Forgiveness in the article has been described from three perspectives. They include restrictive forgivers, ambivalent forgivers, and redemptive forgivers. Restrictive forgivers are involved in renouncing the hatred of an offender. They have the feeling of meeting with the offender so that they can have a remorseful expression for each other. However, they want the death punishment to proceed. These types of forgivers are psychological/ personal and religious/ ideological. Restrictive forgivers from the ideological perspective forgive based on the values, norms, and beliefs of their ideology or religion while restrictive forgivers from a psychological perspective forgive due to the desire to save someone’s sanity from grips of the hatred and relieve their anger, vengeance, and resentment.

The redemptive forgivers are involved in the relinquishing of vengeance and hatred. They are also willing to spare the life of the offender, reduce the life sentence, and assist that individual to become civil. They believe that the death penalty is inhumane, and instead, they may prefer a life sentence for the murdered in case it’s a must for the person to be punished. In the case of the ambivalent forgivers, they are not sure about the suitability of imposing the death penalty on the offenders, and they passively hold up on it, especially when other members of the family advocate it.
On the other hand, the empathizers do humanize their offenders. They always perceive that an offender becomes dangerous due to his experience, the miserable life in the family, or even the failure of social institutions like the criminal justice system and the social institute agency to take necessary action. Empathizers are most likely to spread the blame for the criminal acts done to their loved ones, and there is the possibility of them knowing the offender (Doerner and Steven). They accept the apology from an offender, and they are likely to be inclined to dialogue with an offender. However, they believe that the punishment by death will provide them a sense of relief and also relieve the fear and concern of the offender harming the people. Thus, they believe that offenders are dangerous to the whole of society.

C. Is restorative justice a useful technique to use in capital cases? Explain.

I consider restorative justice as the most important technique that should be implemented in capital cases despite the fact that it is difficult to forgive and empathize with the people who are involved in bigger crimes like murder. In the article, it was found that most of the forgivers and empathizers supported the execution before and afterward, and they experienced a feeling of relief. “The forgive but die statement” is being considered in most of the survivors who made use of restorative justice because it helps them have the sense of and therefore controlling negative attitudes and feelings that mostly hung around them after the occurrence of the crime.

The implementation of restorative justice in the death penalty capital case is difficult even when the survivors are willing to go for the mediation dialogue. The postconviction appeals that are mainly found in the death penalty case are the roadblocks to reconciliation. They encourage the victim to look for a way of reducing criminal responsibility and saving a life instead of assuming full accountability for the crime and making apologies to the family offended. This restorative justice system provides an adversarial process that encourages the offender to be able to amend, be accountable, apologize for the wrong acts, and may be subjected to a death sentence, knowing in mind that he had tried to make peace with the family of the victim.

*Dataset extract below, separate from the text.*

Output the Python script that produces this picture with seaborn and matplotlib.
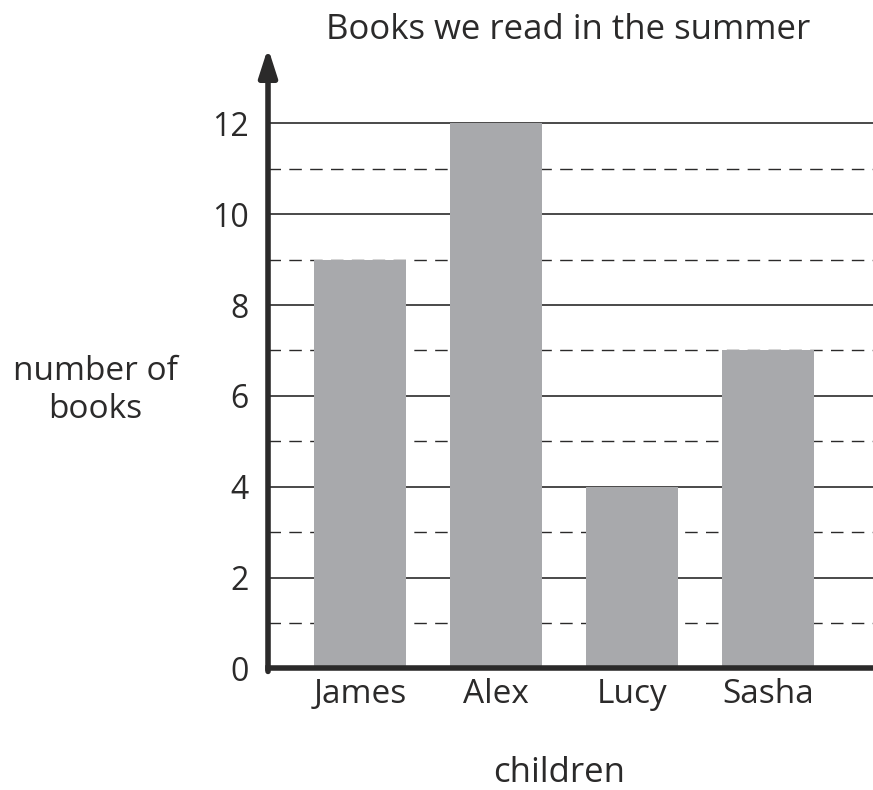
#!/usr/bin/env python3

import seaborn as sns
import matplotlib.pyplot as plt
import pandas as pd

children = ["James", "Alex", "Lucy", "Sasha"]
books = [9, 12, 4, 7]
major_ticks = [0, 2, 4, 6, 8, 10, 12]
minor_lines = [1, 3, 5, 7, 9, 11]

ink = "#2b2a2a"
bar_grey = "#a8a9ac"

df = pd.DataFrame({"children": children, "books": books})

sns.set_theme(style="white")
plt.rcParams['font.family'] = ['Open Sans', 'DejaVu Sans']

fig = plt.figure(figsize=(8.73, 7.9), dpi=100)
ax = fig.add_axes([0.307, 0.154, 0.693, 0.78])

# grid first so bars sit on top
for v in major_ticks[1:]:
    ax.axhline(v, color=ink, lw=1.2, zorder=1)
for v in minor_lines:
    ax.axhline(v, color=ink, lw=1.0, ls=(0, (9, 6)), zorder=1)

sns.barplot(data=df, x="children", y="books", color=bar_grey, width=0.68,
            saturation=1, linewidth=0, ax=ax, zorder=2)

ax.set_xlim(-0.676, 3.77)
ax.set_ylim(0, 13.57)
ax.set_yticks(major_ticks)
ax.tick_params(axis='y', direction='out', length=8, width=4, color=ink,
               labelsize=23, labelcolor=ink, pad=6)
ax.tick_params(axis='x', length=0, labelsize=24, labelcolor=ink, pad=7)

for s in ["top", "right"]:
    ax.spines[s].set_visible(False)
ax.spines["left"].set_visible(False)
ax.spines["bottom"].set_linewidth(4)
ax.spines["bottom"].set_color(ink)
ax.spines["bottom"].set_zorder(5)

# y axis with arrow head
ax.annotate('', xy=(0, 1.007), xycoords='axes fraction', xytext=(0, -0.005),
            arrowprops=dict(arrowstyle='-|>,head_length=1.4,head_width=0.45',
                            lw=4, color=ink, shrinkA=0, shrinkB=0),
            annotation_clip=False, zorder=6)

ax.set_xlabel("")
ax.set_ylabel("")
fig.text(0.651, 0.962, "Books we read in the summer", ha='center', va='center',
         fontsize=25, color=ink)
fig.text(0.641, 0.022, "children", ha='center', va='center', fontsize=25, color=ink)
fig.text(0.109, 0.506, "number of\nbooks", ha='center', va='center', fontsize=24,
         color=ink, linespacing=1.2)

plt.savefig("out.png", dpi=100)
plt.close()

D. What was interesting/ surprising in this article?

The sentiment of “forgiving but dying” is the most surprising aspect of the article. The greatest challenge found in the restorative justice system is implementing it with the death penalty at the end. It is very tricky and also ambiguous to advise and encourage the offender to come and seek amendment, to be accountable for his actions, to apologize for the bad acts to the family members of the person murdered so that he can be eliminated from the world when he has the knowledge of attempting to make peace with the offended family. The essence of seeking forgiveness from the offended family is to allow them to spar the life of the offender but there is no need of being forgiven, and later the offender dies.

On the other hand, for the restrictive forgivers, ambivalent forgives, and empathizers, there is no need to pretend to have forgiven the murderer of your beloved one, yet there is a struggle in renouncing the obsessive feeling of resentment, hatred, vengeance, and also anger which are destroying their soul. It’s like most of the forgivers and empathizers who decide to make this decision seek assistance from spiritual advisors and religious and psychological counselors to conclude. But why should they have double thoughts of forgiving, and yet in their hearts, they have a feeling that the offender should die? In case they believe the death of the offender is the only way of getting justice for the death of their beloved one and also as a way of seeking peace of mind, renouncement of vengeance, anger, hatred, etc. Then, the simplest and most direct method of solving this murder case is by seeking the death penalty. This will be a better and easier process of removing the issue from the mind instead of going for the restorative justice system.

E. Reflect on what your response might be in a similar situation. Explain.

In case I were in the same situation as one of the offended people, I would just seek the death of the murderer of my loved one. This is because I believe in the phenomenon of “Tit for Tat is a fair game” ( Tit for Tat” is the English saying which implies an equivalent retaliation. Therefore, in case the offender murdered one of my family members, then he/ she should also be subjected to murder. That is what I think will be the best way of seeking justice for the death of my family member. I may not consider the alternative of the restorative justice system because I don’t want to be subjected to double feelings. The restorative justice system will allow me to humanize the offender and spread the blame for his actions to other institutional agencies, such as criminal justice agencies, that fail to take the appropriate action and experience a miserable life. The system will also allow me to have a dialogue with the offender, and I may accept the apologies if he asks for them. But that will not bring any peace of mind around me. We will only be biting around the bush when the real decision that I have made is seeking his death. Therefore, for my case, I would rather request a direct death penalty instead of involving a restoration justice system.

Works Cited

Doerner, William G. and P. Lab. Steven. Victimology, 8th ed. New York: NY: Routledge, 2017.
Leo, G. Barrile. “I Forgive You, but You Must Die: Murder Victim Family Members, the Death Penalty, and Restorative Justice.” Routledge Taylor & Francis Group (2015): 239–269. Tit For Tat Is A Fair Game Quotes. 3 May 2014. 11 March 2018.